Ruhe kehrt ein. Egal, wann ich schlafen gehe, so lässt mich meine innere Uhr seit den Internatszeiten immer um 5 oder 6 Uhr wach werden. In Mathematik war ich immer gut. Es blieben noch maximal zwei Stunden Zeit zum Schlafen. Allein der Gedanke, ob ich in so kurzer Zeit einschlafen und mich bis 6 Uhr erholen könnte, lässt mich erst gar nicht einschlafen. Die gezählten Schafe gehen aus. Da haben wir den Salat. Kurz nach 5 stehe ich auf. So wie die Hybrid-Autos vom Vergaser- auf E-Motor umstellen können, stelle ich mich auf Impuls-Energie. Nichts zu machen, der Tag muss so überstanden werden. Während des Tages kommen mir Gedanken wie, ob die Selbstschuss-Anlagen aus DDR-Zeiten noch käuflich zu erwerben wären usw.

So, jetzt wisst Ihr, dass die nächtliche Ausgangssperre, zumindest in anderen Ländern, durchaus Sinn machen würde - aber in Deutschland?

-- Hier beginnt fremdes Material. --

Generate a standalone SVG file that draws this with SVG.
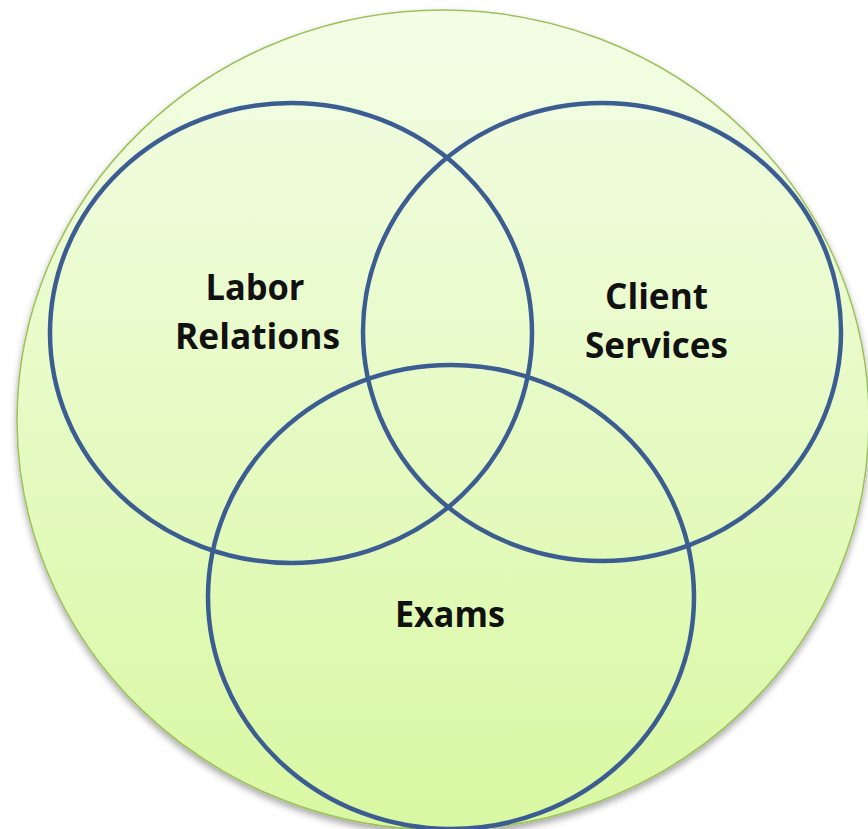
<svg xmlns="http://www.w3.org/2000/svg" width="868" height="829" viewBox="0 0 868 829">
  <defs>
    <linearGradient id="bg" x1="0" y1="0" x2="0" y2="1">
      <stop offset="0" stop-color="#f3fde6"/>
      <stop offset="1" stop-color="#d9f8a2"/>
    </linearGradient>
    <filter id="sh" x="-10%" y="-10%" width="120%" height="120%">
      <feDropShadow dx="0" dy="4" stdDeviation="3.5" flood-color="#000" flood-opacity="0.35"/>
    </filter>
  </defs>
  <style>
    .set { fill: none; stroke: #3b5d91; stroke-width: 4.5; }
    .lbl { font-family: "Open Sans", "Liberation Sans", sans-serif; font-weight: bold; font-size: 35px; fill: #111; text-anchor: middle; }
  </style>
  <rect width="868" height="829" fill="#ffffff"/>
  <g id="universe">
    <ellipse cx="443" cy="420" rx="426" ry="410" fill="url(#bg)" stroke="#9cc05a" stroke-width="1.5" filter="url(#sh)"/>
  </g>
  <g id="connectors"></g>
  <g id="labor-relations">
    <ellipse class="set" cx="291" cy="333" rx="241" ry="230"/>
    <text class="lbl" x="255" y="300" textLength="99" lengthAdjust="spacingAndGlyphs">Labor</text>
    <text class="lbl" x="257.5" y="349" textLength="165" lengthAdjust="spacingAndGlyphs">Relations</text>
  </g>
  <g id="client-services">
    <ellipse class="set" cx="602" cy="332" rx="239" ry="229"/>
    <text class="lbl" x="656.5" y="309" textLength="103" lengthAdjust="spacingAndGlyphs">Client</text>
    <text class="lbl" x="656.5" y="358" textLength="143" lengthAdjust="spacingAndGlyphs">Services</text>
  </g>
  <g id="exams">
    <ellipse class="set" cx="451" cy="597" rx="243" ry="232"/>
    <text class="lbl" x="450" y="627" textLength="110" lengthAdjust="spacingAndGlyphs">Exams</text>
  </g>
</svg>
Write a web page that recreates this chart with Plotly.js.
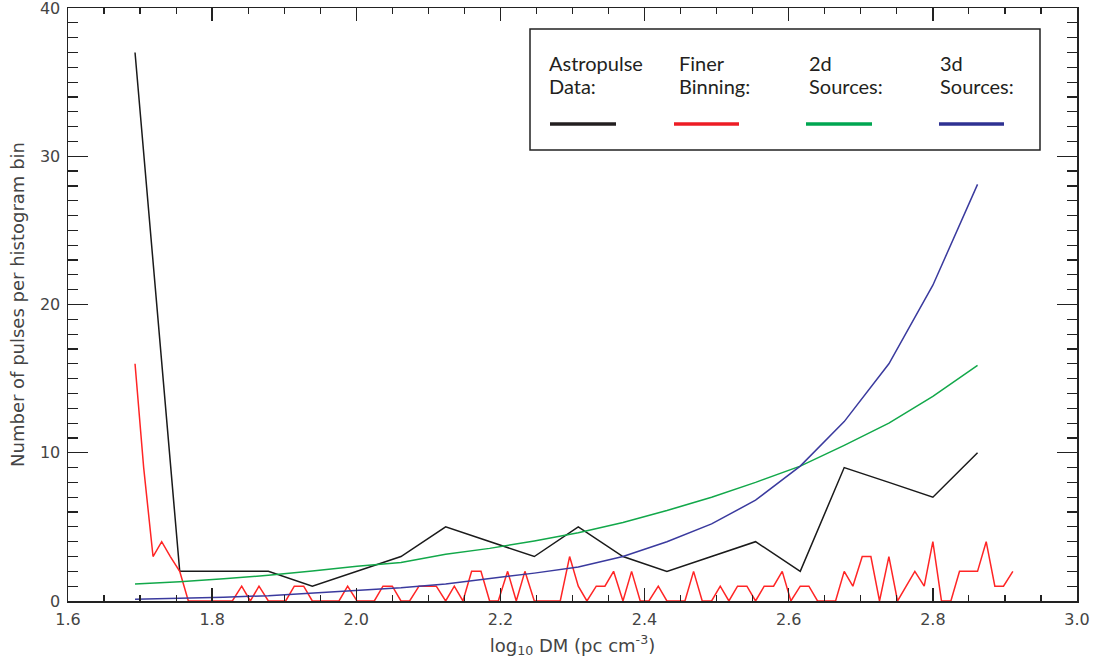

Nächtliche Hausbesuche gibt es in Deutschland nicht, und wenn die Gastronomie sowieso dicht ist und die Treffen und Events nicht stattfinden dürfen, wo soll dann die Gefahr herkommen, dass sich die Menschen in Scharen auf der Straße aufhalten? Was ist wann falsch gelaufen, dass alle Regierenden so drauf sind, wie sie sind? Vor dem Aufsetzen der Nasen- und Mundbedeckung scheint der gesunde Menschenverstand draußen geblieben zu sein.